Photo by Matias Mango
Elon Musk’s X Holdings Corp. is transitioning from a social media platform reliant on traditional advertising to one that focuses on revenue from artificial intelligence and subscription services, a shift that seems to have positively impacted its recent earnings.
The platform, previously known as Twitter Inc., reported $91 million in revenue from data licensing and subscriptions in February, marking a 30 percent increase compared to the previous year, as indicated in documents provided to investors regarding a new debt offering. Although advertising revenue also saw growth, it was at a more modest rate of 4 percent, according to the same documents. A spokesperson for X chose not to provide any comments. This situation contrasts sharply with the period when Musk acquired X nearly three years ago, when the platform was heavily dependent on advertising from established blue-chip companies.
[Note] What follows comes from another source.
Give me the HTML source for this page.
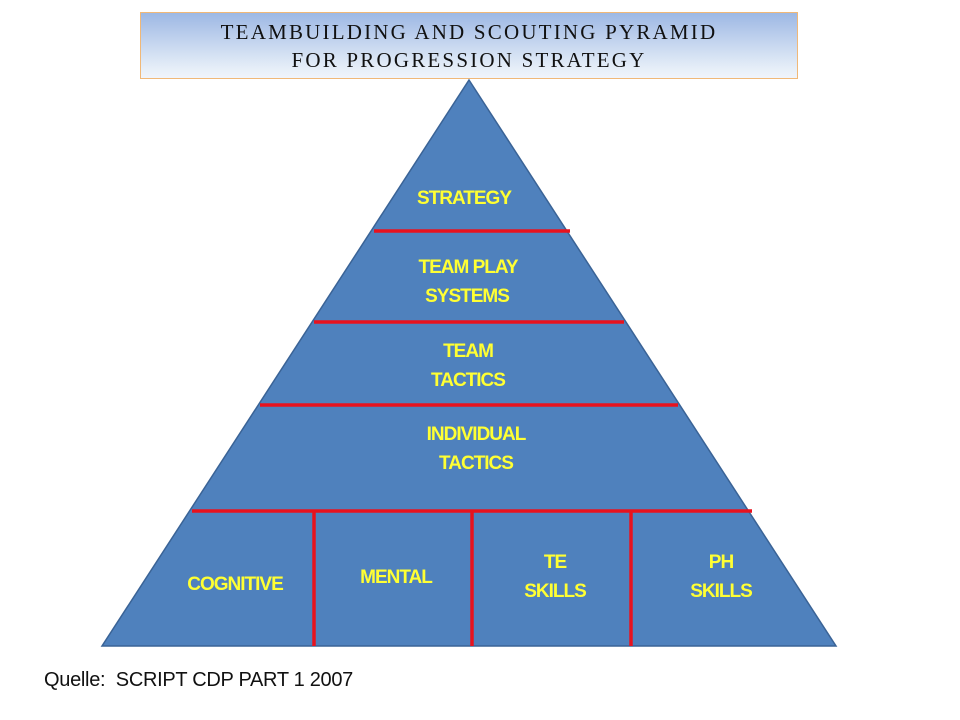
<!DOCTYPE html>
<html><head><meta charset="utf-8"><style>
body{margin:0;width:960px;height:720px;background:#fff;overflow:hidden;position:relative;font-family:"Liberation Sans",sans-serif}
.title{position:absolute;left:140px;top:12px;width:658px;height:67px;background:linear-gradient(#9db8e4,#e6eef8 85%,#f0f4fa);border:1px solid #f0b878;box-sizing:border-box;text-align:center;font-family:"Liberation Serif",serif;font-size:21px;line-height:28px;padding-top:5px;letter-spacing:2.2px;color:#111}
svg{position:absolute;left:0;top:0}
.t{font-family:"Liberation Sans",sans-serif;font-weight:bold;font-size:19px;fill:#ffff33;text-anchor:middle;letter-spacing:-1px}
.q{position:absolute;left:44px;top:669px;font-size:20px;color:#111;font-family:"Liberation Sans",sans-serif;letter-spacing:-0.3px}
</style></head><body>
<div class="title">TEAMBUILDING AND SCOUTING PYRAMID<br>FOR PROGRESSION STRATEGY</div>
<svg width="960" height="720">
<polygon points="469,80 836,646 102,646" fill="#4f81bd" stroke="#3a6396" stroke-width="1.5"/>
<g stroke="#e8121e" stroke-width="3.5">
<line x1="374" y1="231" x2="570" y2="231"/>
<line x1="314" y1="322" x2="624" y2="322"/>
<line x1="260" y1="405" x2="678" y2="405"/>
<line x1="192" y1="511" x2="752" y2="511"/>
<line x1="314" y1="511" x2="314" y2="646"/>
<line x1="472" y1="511" x2="472" y2="646"/>
<line x1="631" y1="511" x2="631" y2="646"/>
</g>
<text class="t" x="464" y="204">STRATEGY</text>
<text class="t" x="468" y="273">TEAM PLAY</text>
<text class="t" x="467" y="302">SYSTEMS</text>
<text class="t" x="468" y="357">TEAM</text>
<text class="t" x="468" y="386">TACTICS</text>
<text class="t" x="476" y="440">INDIVIDUAL</text>
<text class="t" x="476" y="469">TACTICS</text>
<text class="t" x="235" y="590">COGNITIVE</text>
<text class="t" x="396" y="583">MENTAL</text>
<text class="t" x="555" y="568">TE</text>
<text class="t" x="555" y="597">SKILLS</text>
<text class="t" x="721" y="568">PH</text>
<text class="t" x="721" y="597">SKILLS</text>
</svg>
<div class="q">Quelle:&nbsp; SCRIPT CDP PART 1 2007</div>
</body></html>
Under Musk’s leadership, that revenue stream diminished significantly due to drastic changes in the business model. While ad revenue has since stabilized, it remains at a lower level, and revenue from data licensing and subscriptions has increased, as per the investor materials. Additionally, Musk’s recent decision to merge X with his artificial intelligence venture, xAI, has further altered its strategic direction.
Revenue source | Feb. 2024 | Feb. 2025 | Growth |
Data licensing and subscription | $69 million | $91 million | 32 per cent |
Advertising | $140 million | $146 million | 4 per cent |
In 2021, Twitter generated $4.5 billion in advertising revenue during its last full year as a publicly traded company before Musk’s takeover. This year, it is anticipated to achieve $2.26 billion in global ad sales, reflecting a 16.5 percent increase, as reported by Emarketer and Bloomberg.
The company’s improved metrics enabled it to secure nearly $900 million in a new equity round from Musk and other investors, valuing the company at $44 billion, which is approximately the same valuation at which he acquired it, as reported by Bloomberg. Additionally, X’s balance sheet is showing signs of improvement, with recent financial disclosures indicating that the company now holds nearly $1.1 billion in cash, a significant increase from the $120 million to $320 million range it maintained through January.
The company plans to utilize some of these funds to either pay down the $12.5 billion in high-interest debt it still owes or to invest in technology and other initiatives. However, debt remains a burden for Musk’s firm, as it incurred approximately $200 million in debt-servicing costs in March alone, according to sources who requested anonymity. By the end of 2024, the firm’s annual interest expense is projected to exceed $1.3 billion.
A debt offering led by Morgan Stanley commenced on Thursday, aimed at refinancing a costly segment of X’s buyout financing that carries a 14 percent interest rate. The banks are promoting the debt with a 9.5 percent fixed coupon, which is expected to lower costs for the company, with X anticipating a reduction in its annual interest expense by $43 million. A month prior, Musk announced that xAI, his artificial intelligence startup, had acquired X. Information provided to investors indicates that he established a holding company named XAI Holdings, which owns both X and xAI. In previous debt offerings, banks and company management highlighted X’s connection with Musk’s startup as an incentive to attract investor interest.